Петербург стал далеким. И думалось, ну а плохо ли прожить жизнь среди лесов, на родной земле, с людьми, о которых все знаешь и которые все знают о тебе?
И не казалась ему петербургская значительная жизнь мудрее рябовской. Однако же изведавший города – без города уже не может.
Накопились рисунки, затеялись еще две картины, и невтерпеж было услышать, что о них скажут. Недоставало радости Репина – вот кто всегда успехами товарищей полон и горд, словно ему прибыло! – недоставало, может, и сухого, но зато честного мнения Поленова. А как помолчит перед картинами Антокольский? Как глянет Чистяков?
Столичная жизнь для дат на календарях, но не в славе дело. Искусству, как часам, нужен завод пружины, а заводом ему толки, брожение умов, восторги и брань. И еще одна правда есть: искусство рождается от искусства. Послушал великую музыку – душа и встрепенулась, про свое великое вспомнила.
Выставка передвижников состоялась. Первая выставка. Само слово новехонькое беспокоит, манит – передвижники. Что они передвинули? Сорок семь работ показали… Полсотни не набралось, а однако ж всяк грамотный человек в России услышал и запомнил – передвижники.
– Последний васнецовский птенец на крыло стал! – сказала Дарьюшка, и лицо у нее было маленькое, и сама-то она словно уросла, словно издали, из самого прошлого платочком взмахивает.

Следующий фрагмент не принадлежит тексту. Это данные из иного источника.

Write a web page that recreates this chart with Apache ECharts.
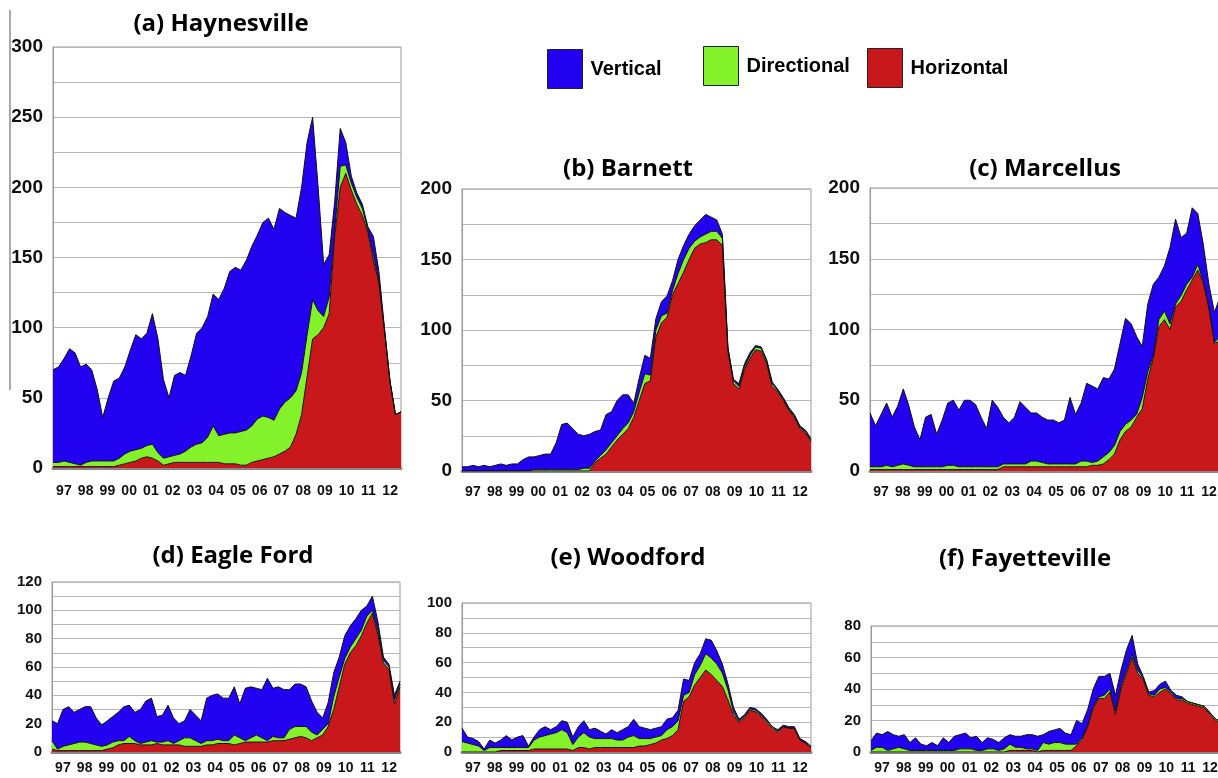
<!DOCTYPE html>
<html>
<head>
<meta charset="utf-8">
<script src="https://cdn.jsdelivr.net/npm/echarts@6/dist/echarts.min.js"></script>
<style>
html, body { margin: 0; padding: 0; background: #fff; }
#main { width: 1218px; height: 778px; }
</style>
</head>
<body>
<div id="main"></div>
<script>
const years = ['97', '98', '99', '00', '01', '02', '03', '04', '05', '06', '07', '08', '09', '10', '11', '12'];
const quarters = [];
years.forEach(function (y) {
    for (let q = 1; q <= 4; q++) quarters.push(y + 'Q' + q);
});

// rig counts, one value per quarter, 1997 Q1 .. 2012 Q4
const haynesvilleHorizontal = [1,1,1,1,1,1,1,1,1,1,1,1,2,3,4,5,7,8,7,5,2,3,4,4,4,4,4,4,4,4,4,3,3,3,2,2,4,5,6,7,8,10,12,15,24,38,65,92,95,100,110,165,200,210,198,188,180,168,148,132,98,62,38,40];
const haynesvilleDirectional = [3,3,4,3,2,1,3,4,4,4,4,4,5,7,8,8,7,8,10,6,5,5,5,6,8,11,13,14,18,26,19,21,22,22,24,25,26,30,31,29,26,32,35,35,31,30,30,28,17,8,12,5,15,6,5,5,5,2,4,2,1,0,0,0];
const haynesvilleVertical = [66,68,73,81,79,70,70,65,51,31,45,57,57,62,72,82,78,80,93,81,56,42,57,58,54,65,79,82,86,94,97,104,115,118,115,121,128,131,138,142,136,143,135,130,123,132,137,130,88,37,30,20,27,16,5,3,3,2,13,6,1,0,0,0];

const barnettHorizontal = [0,0,0,0,0,0,0,0,0,0,0,0,0,0,0,0,0,0,0,0,0,0,0,0,6,9,12,17,22,26,30,38,50,62,64,95,105,109,125,133,141,150,158,161,162,164,164,160,85,62,58,72,80,86,85,76,60,56,50,43,38,30,27,21];
const barnettDirectional = [0,0,0,0,0,0,0,0,0,0,0,0,0,1,1,1,1,1,1,1,1,1,2,2,1,2,3,3,3,4,4,4,6,7,4,5,5,3,3,7,9,8,5,5,6,6,6,5,2,2,2,2,2,2,2,2,2,1,1,1,1,1,1,1];
const barnettVertical = [3,3,4,3,4,3,4,5,4,5,5,8,10,9,10,11,11,19,32,33,29,25,23,24,21,18,25,22,25,24,20,6,10,13,12,8,10,12,7,10,10,10,11,12,14,10,8,3,1,1,2,2,2,1,1,1,1,1,1,1,1,1,1,1];

const marcellusHorizontal = [1,1,1,1,1,1,1,1,1,1,1,1,1,1,1,1,1,1,1,1,1,1,1,1,3,3,3,3,3,3,3,3,3,3,3,3,3,3,3,3,4,4,5,8,12,22,28,31,38,44,65,80,102,107,100,116,120,128,135,142,133,115,90,92];
const marcellusDirectional = [2,2,2,3,2,3,4,3,2,2,2,2,2,2,3,3,2,2,2,2,2,2,2,2,2,2,2,2,2,4,4,3,2,2,2,2,2,2,4,4,2,3,5,5,6,6,5,5,2,8,5,2,5,6,4,2,4,4,2,4,1,1,1,3];
const marcellusVertical = [38,29,37,44,35,42,53,42,28,19,35,37,23,33,44,46,40,47,47,44,35,27,47,42,33,29,33,44,40,34,34,32,31,31,29,31,47,35,41,55,54,51,56,52,54,62,75,68,55,36,48,50,30,32,54,60,41,36,49,36,26,16,21,28];

const eagleFordHorizontal = [2,1,1,1,1,1,1,1,1,1,2,3,5,6,6,6,5,5,5,6,5,5,5,5,4,4,4,4,5,5,6,6,6,5,6,7,7,7,7,7,8,8,8,9,10,11,10,8,10,12,18,30,46,62,70,75,82,91,98,83,63,58,34,46];
const eagleFordDirectional = [6,1,3,4,5,6,6,5,4,3,3,4,3,2,5,2,1,2,3,1,2,3,1,3,6,6,4,2,3,3,3,2,2,7,4,1,3,5,3,1,3,2,2,7,8,7,8,6,2,4,2,9,7,4,4,5,4,5,2,3,2,2,3,2];
const eagleFordVertical = [14,18,26,27,22,23,25,26,19,15,17,18,20,24,22,20,24,29,30,18,19,25,18,12,12,20,18,16,30,32,32,30,30,34,24,37,36,33,34,44,34,36,34,28,30,30,28,22,16,8,15,17,14,16,15,14,14,7,10,6,2,2,3,2];

const woodfordHorizontal = [0,0,0,0,0,0,0,1,1,1,1,1,1,2,2,2,2,2,2,2,1,3,3,2,3,3,3,3,3,3,3,3,4,4,5,6,8,9,11,15,34,37,45,50,55,52,48,44,35,25,20,23,28,27,24,20,16,13,17,16,16,8,6,3];
const woodfordDirectional = [7,6,5,4,1,3,3,2,2,2,2,2,2,6,8,9,10,11,13,11,4,7,10,8,6,6,6,6,5,5,7,8,5,5,4,4,3,6,6,6,4,3,7,8,11,11,11,9,7,2,1,1,1,1,1,1,1,1,0,0,0,0,0,0];
const woodfordVertical = [9,4,4,3,1,5,3,5,8,5,7,8,1,2,5,6,3,4,6,7,5,7,8,5,7,5,3,6,5,7,7,11,8,7,6,6,6,7,6,7,11,8,8,8,10,12,9,6,4,3,1,1,1,1,1,1,0,1,1,1,1,1,1,1];

const fayettevilleHorizontal = [0,0,0,0,0,0,0,0,0,0,0,0,0,0,0,0,0,0,0,0,0,0,0,0,0,1,1,1,1,1,0,1,1,1,1,1,1,4,8,16,28,34,34,38,24,40,50,60,50,46,36,35,38,40,37,33,33,31,30,29,28,24,20,18];
const fayettevilleDirectional = [1,3,3,1,2,3,2,1,1,1,1,1,1,1,1,1,2,2,2,1,1,2,2,1,2,4,2,2,1,1,1,5,4,5,5,4,4,1,1,1,1,1,2,2,2,2,2,2,2,1,1,1,2,1,1,1,1,1,1,1,1,1,1,1];
const fayettevilleVertical = [6,9,8,12,9,7,9,5,8,4,3,5,3,8,5,9,9,10,7,9,5,7,6,5,7,6,7,7,9,9,9,5,8,8,9,7,6,15,9,10,11,13,12,10,10,10,13,12,4,1,1,3,3,4,1,2,1,0,0,0,0,0,0,0];

const COLORS = { Vertical: '#2200f0', Directional: '#84f22a', Horizontal: '#c8181c' };

const panels = [
    { title: '(a) Haynesville', tx: 216, ty: 7, box: [53, 47, 348, 421], max: 300, step: 25, every: 50, yFont: 19, xMargin: 16,
      h: haynesvilleHorizontal, d: haynesvilleDirectional, v: haynesvilleVertical },
    { title: '(b) Barnett', tx: 623, ty: 152, box: [462, 189, 349, 282], max: 200, step: 25, every: 50, yFont: 19, xMargin: 14,
      h: barnettHorizontal, d: barnettDirectional, v: barnettVertical },
    { title: '(c) Marcellus', tx: 1040, ty: 152, box: [870, 188, 350, 283], max: 200, step: 25, every: 50, yFont: 19, xMargin: 14,
      h: marcellusHorizontal, d: marcellusDirectional, v: marcellusVertical },
    { title: '(d) Eagle Ford', tx: 228, ty: 539, box: [52, 582, 348, 170], max: 120, step: 10, every: 20, yFont: 15, xMargin: 9,
      h: eagleFordHorizontal, d: eagleFordDirectional, v: eagleFordVertical },
    { title: '(e) Woodford', tx: 623, ty: 541, box: [462, 603, 349, 149], max: 100, step: 10, every: 20, yFont: 15, xMargin: 9,
      h: woodfordHorizontal, d: woodfordDirectional, v: woodfordVertical },
    { title: '(f) Fayetteville', tx: 1020, ty: 542, box: [871, 626, 350, 126], max: 80, step: 10, every: 20, yFont: 15, xMargin: 9,
      h: fayettevilleHorizontal, d: fayettevilleDirectional, v: fayettevilleVertical }
];

const option = {
    animation: false,
    backgroundColor: '#fff',
    title: [],
    grid: [],
    xAxis: [],
    yAxis: [],
    series: [],
    legend: [
        { name: 'Vertical', left: 547, top: 49 },
        { name: 'Directional', left: 703, top: 46 },
        { name: 'Horizontal', left: 867, top: 48 }
    ].map(function (l) {
        return {
            data: [l.name],
            left: l.left,
            top: l.top,
            padding: 0,
            selectedMode: false,
            icon: 'rect',
            itemWidth: 35,
            itemHeight: 39,
            itemStyle: { borderColor: '#222', borderWidth: 1 },
            textStyle: { fontFamily: 'Liberation Sans', fontWeight: 'bold', fontSize: 20, color: '#000', padding: [0, 0, 0, 3] }
        };
    }),
    graphic: [{
        type: 'line',
        shape: { x1: 10, y1: 10, x2: 10, y2: 390 },
        style: { stroke: '#555', lineWidth: 1 }
    }]
};

panels.forEach(function (p, g) {
    option.title.push({
        text: p.title,
        left: p.tx,
        top: p.ty,
        textAlign: 'center',
        textStyle: { fontFamily: 'Open Sans', fontWeight: 'bold', fontSize: 24, color: '#000' }
    });
    option.grid.push({
        left: p.box[0], top: p.box[1], width: p.box[2], height: p.box[3],
        containLabel: false, outerBoundsMode: 'none',
        show: true, backgroundColor: '#fff', borderColor: '#999', borderWidth: 1
    });
    // data axis
    option.xAxis.push({
        type: 'category', gridIndex: g, data: quarters, boundaryGap: false,
        axisLine: { lineStyle: { color: '#888', width: 3 } },
        axisTick: { show: false }, axisLabel: { show: false }, splitLine: { show: false }
    });
    // year label axis
    option.xAxis.push({
        type: 'category', gridIndex: g, data: years, boundaryGap: true, position: 'bottom',
        axisLine: { show: false }, axisTick: { show: false }, splitLine: { show: false },
        axisLabel: {
            interval: 0, margin: p.xMargin, color: '#111',
            fontFamily: '"Liberation Sans Narrow", "Liberation Sans"', fontWeight: 'bold', fontSize: 14
        }
    });
    option.yAxis.push({
        type: 'value', gridIndex: g, min: 0, max: p.max, interval: p.step,
        axisLine: { show: true, lineStyle: { color: '#999' } },
        axisTick: { show: false },
        axisLabel: {
            margin: 10, color: '#111', fontFamily: 'Liberation Sans', fontWeight: 'bold', fontSize: p.yFont,
            formatter: function (v) { return v % p.every === 0 ? String(v) : ''; }
        },
        splitLine: { lineStyle: { color: '#b8b8b8', width: 1 } }
    });
    [['Horizontal', p.h], ['Directional', p.d], ['Vertical', p.v]].forEach(function (s) {
        option.series.push({
            name: s[0],
            type: 'line',
            xAxisIndex: g * 2,
            yAxisIndex: g,
            stack: 'panel' + g,
            data: s[1],
            color: COLORS[s[0]],
            symbol: 'none',
            lineStyle: { color: '#111', width: 1 },
            areaStyle: { color: COLORS[s[0]], opacity: 1 },
            silent: true
        });
    });
});

const chart = echarts.init(document.getElementById('main'));
chart.setOption(option);
</script>
</body>
</html>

Саша бросился обнимать няню, целовать, но лошади уже у ворот, и Аполлинарий, спешивший в новую, в неведомую петербургскую жизнь, сидел в телеге, глядя куда-то поверх Рябова, поверх голубых лесов: боялся спугнуть свое счастье.
Поехали.
В Вятке оставили Александра и Аркадия. Аркадий учился в семинарии, а Сашу определили-таки в Училище для распространения сельскохозяйственных и технических знаний и приготовления учителей. Училище было новехонькое, преподаватели все люди новые, смелые, и наукам учили, и уму-разуму. Среди одноклассников Александра был Степан Халтурин, многие в народ ходили.
Сам Александр после училища уехал к брату Николаю, в Шурму. Здесь он учительствовал до женитьбы в 1897 году. Собирал народные песни, из которых у него составился сборник «Песни Северо-Восточной России. Песни величания и причеты. Записаны Александром Васнецовым в Вятской губернии». Сборник был издан в 1894 году.
Обзаведясь семьей, Александр перебрался в село Лож, а в 1901 году Виктор и Аполлинарий купили ему дом в Вятке. Здесь он преподавал в Духовном училище до 1919 года, а с. 1920-го по, 1926-й в заводской школе. Умер Александр Михайлович в 1927 году.
До последних дней своих любил он народную песню, сохраняя в памяти не только слова, но и мелодии. Его сборник, куда вошло 355 песен, с некоторыми сокращениями был переиздан в 1949 году.
Устроив на учебу младшего брата, Виктор и Аполлинарий отправились в Петербург. Опять была далекая, долгая дорога, на лошадях, пароходах, поездах… Но не техника, еще невиданная, поразила Аполлинария. На Илецком волоке его потрясли огромные сосны корабельного бора.
Итак, осенью 1872 года Виктор Михайлович Васнецов вернулся в Петербург, в Академию. Как всегда, не было денег.
Снова началась беготня по редакциям. Впрочем, дорожки были проторены. Получил заказ отыллюстрировать уже третью в своей жизни азбуку. Теперь досок уже не резал, от него ждали рисунков.